A docker image of the current LHD extraction framework with all required dependencies (Gate, TreeTagger, etc.) can be created by a following docker build script:
docker build -t lhd:latest https://github.com/KIZI/LinkedHypernymsDataset.git#:docker
After the docker image has been successfully built, you can use the image for running of an extraction process by this command:
docker run --name lhd -d [-v </path/to/host/output>:/root/LinkedHypernymsDataset/data/output] --env-file <path-to-env-vars-file> lhd <language(en|de|nl)> <dbpedia-version>
- <path-to-env-vars-file> is a path to a file which contains required environment variables. The variables should contain URL links to DBpedia datasets that are required at the input. Supported dataset formats are N-Triples (.nt) and Turtle (.ttl) which may be compressed by GZIP (.gz) or BZIP2 (.bz2).
- LHD_ONTOLOGY_URL=http://path/to/dbpedia.owl(.bz2|.gz)?
- LHD_INSTANCE_TYPES_URL=http://path/to/lang-instance-types.(ttl|nt)(.bz2|.gz)?
- LHD_INSTANCE_TYPES_EN_URL=http://path/to/en-instance-types.(ttl|nt)(.bz2|.gz)?
- LHD_INSTANCE_TYPES_TRANSITIVE_URL=http://path/to/lang-instance-types-transitive.(ttl|nt)(.bz2|.gz)?
- LHD_INSTANCE_TYPES_TRANSITIVE_EN_URL=http://path/to/en-instance-types-transitive.(ttl|nt)(.bz2|.gz)?
- LHD_INTERLANGUAGE_LINKS_EN_URL=http://path/to/en-interlanguage-links.(ttl|nt)(.bz2|.gz)?
- LHD_DISAMBIGUATIONS_URL=http://path/to/lang-disambiguations.(ttl|nt)(.bz2|.gz)?
- LHD_SHORT_ABSTRACTS_URL=http://path/to/lang-short-abstracts.(ttl|nt)(.bz2|.gz)?
- <language> is a selected language for which linked hypernym datasets are going to be created. Supported languages are English (en), German (de) and Dutch (nl).

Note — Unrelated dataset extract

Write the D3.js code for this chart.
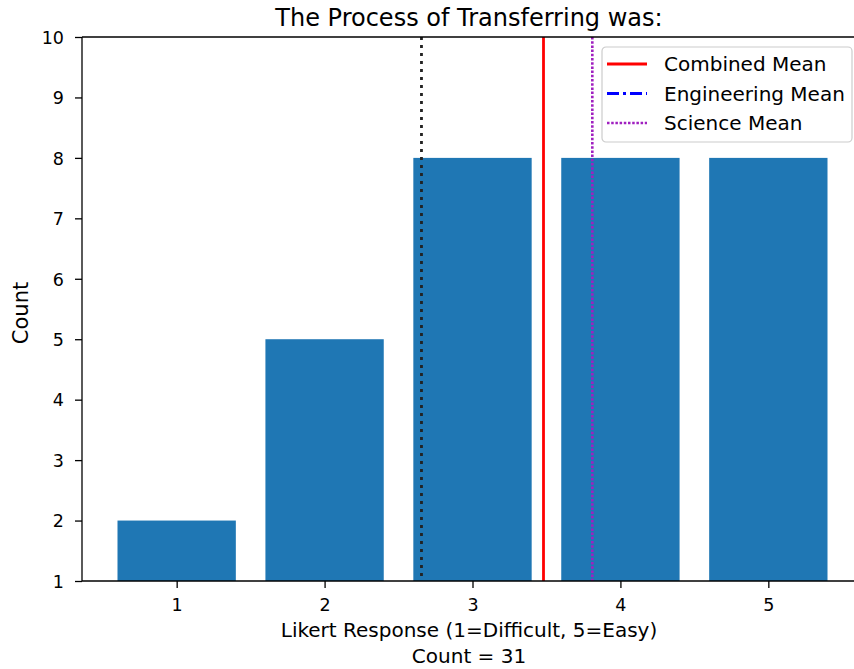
<!DOCTYPE html>
<html><head><meta charset="utf-8">
<script src="https://cdn.jsdelivr.net/npm/d3@7"></script>
<style>body{margin:0;background:#fff;} text{font-family:"DejaVu Sans",sans-serif;}</style>
</head><body>
<svg id="chart" width="854" height="669"></svg>
<script>
const categories = [1, 2, 3, 4, 5];
const counts = [2, 5, 8, 8, 8];
const yTicks = [1, 2, 3, 4, 5, 6, 7, 8, 9, 10];
const unlabeledLine = 2.655;
const combinedMean = 3.48;
const scienceMean = 3.81;
const legendItems = ["Combined Mean", "Engineering Mean", "Science Mean"];

(function () {
const svg = d3.select("#chart");
const mL = 82, mT = 37, mB = 581, mR = 863;
const x = d3.scaleLinear().domain([0.36, 5.64]).range([mL, mR]);
const y = d3.scaleLinear().domain([1, 10]).range([mB, mT]);
const bw = x(1.4) - x(0.6);

svg.append("g").selectAll("rect").data(categories).join("rect")
  .attr("x", (d) => x(d - 0.4)).attr("width", bw)
  .attr("y", (d, i) => y(counts[i])).attr("height", (d, i) => y(1) - y(counts[i]))
  .attr("fill", "#1f77b4");

function vline(v, color, dash, w) {
  svg.append("line").attr("x1", x(v)).attr("x2", x(v)).attr("y1", mT).attr("y2", mB)
    .attr("stroke", color).attr("stroke-width", w).attr("stroke-dasharray", dash);
}
vline(unlabeledLine, "#222", "3,5", 2.8);
vline(combinedMean, "red", null, 2.8);
vline(scienceMean, "#a020c0", "2.5,1.7", 2.6);

const xAxis = svg.append("g").attr("transform", `translate(0,${mB})`)
  .call(d3.axisBottom(x).tickValues(categories).tickFormat(d3.format("d")).tickSize(7).tickSizeOuter(0));
const yAxis = svg.append("g").attr("transform", `translate(${mL},0)`)
  .call(d3.axisLeft(y).tickValues(yTicks).tickFormat(d3.format("d")).tickSize(7).tickSizeOuter(0));
[xAxis, yAxis].forEach(a => {
  a.selectAll("text").attr("font-size", 17.5).attr("fill", "#000").attr("font-family", "DejaVu Sans");
  a.selectAll("line").attr("stroke", "#000").attr("stroke-width", 1.3);
  a.select(".domain").remove();
});
xAxis.selectAll("text").attr("y", 30).attr("dy", null);
yAxis.selectAll("text").attr("x", -18).attr("dy", "0.36em");

svg.append("line").attr("x1", mL).attr("x2", mR).attr("y1", mB).attr("y2", mB).attr("stroke", "#000").attr("stroke-width", 1.3);
svg.append("line").attr("x1", mL).attr("x2", mR).attr("y1", mT).attr("y2", mT).attr("stroke", "#000").attr("stroke-width", 1.3);
svg.append("line").attr("x1", mL).attr("x2", mL).attr("y1", mT).attr("y2", mB).attr("stroke", "#000").attr("stroke-width", 1.3);

svg.append("text").attr("x", 469).attr("y", 26).attr("text-anchor", "middle").attr("font-size", 24).text("The Process of Transferring was:");
svg.append("text").attr("x", 469).attr("y", 637).attr("text-anchor", "middle").attr("font-size", 20).text("Likert Response (1=Difficult, 5=Easy)");
svg.append("text").attr("x", 469).attr("y", 663).attr("text-anchor", "middle").attr("font-size", 20).text("Count = 31");
svg.append("text").attr("transform", `translate(28,${(mT + mB) / 2 + 4}) rotate(-90)`).attr("text-anchor", "middle").attr("font-size", 21).text("Count");

const lg = svg.append("g").attr("transform", "translate(602,47)");
lg.append("rect").attr("width", 250).attr("height", 95).attr("rx", 4).attr("fill", "rgba(255,255,255,0.8)").attr("stroke", "#ccc").attr("stroke-width", 1.2);
const styles = [["red", null, 2.8], ["blue", "12,4,3,4", 2.8], ["#a020c0", "2.5,1.7", 2.6]];
legendItems.forEach((t, i) => {
  const yy = 17 + i * 29.5;
  lg.append("line").attr("x1", 5).attr("x2", 45).attr("y1", yy).attr("y2", yy)
    .attr("stroke", styles[i][0]).attr("stroke-width", styles[i][2]).attr("stroke-dasharray", styles[i][1]);
  lg.append("text").attr("x", 62).attr("y", yy + 7).attr("font-size", 20).text(t);
});
})();
</script>
</body></html>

- <dbpedia-version> is a dbpedia version which is associated with the actual LHD extraction process.
Example:
docker run --name lhd -d --env-file examples/datasets_en lhd en 2015-10
or
docker run --name lhd -d -v /tmp/output:/root/LinkedHypernymsDataset/data/output --env-file examples/datasets_en lhd en 2015-10
After running an LHD docker container from the image, the extraction process is being in progress. It can take several hours or days - it depends on the number of available cores and the size of input datasets. After the completion of the extraction process, the docker container will contain all linked hypernym datasets for the selected language that are placed in the data/output directory. It only remains to copy datasets from the container to your local disk for other purposes (you can specify mounting of this directory to the host by volume settings):
docker cp lhd:/root/LinkedHypernymsDataset/data/output ./
The output directory will be copied to your local disk. It contains basic LHD datasets with other auxiliary files that have been created in different steps of the extraction process. Most important datasets, that you are probably looking for, are:
- <lang>.lhd.core.<version>.nt
- <lang>.lhd.raw.<version>.nt
- <lang>.lhd.extension.<version>.nt
- <lang>.lhd.inference.<version>.nt
See docs - result section. With regard to this you may prefer these copying commands (<lang> is a selected language and <version> is a used dbpedia version):
docker cp lhd:/root/LinkedHypernymsDataset/data/output/<lang>.lhd.core.<version>.nt ./
docker cp lhd:/root/LinkedHypernymsDataset/data/output/<lang>.lhd.raw.<version>.nt ./
docker cp lhd:/root/LinkedHypernymsDataset/data/output/<lang>.lhd.extension.<version>.nt ./
docker cp lhd:/root/LinkedHypernymsDataset/data/output/<lang>.lhd.inference.<version>.nt ./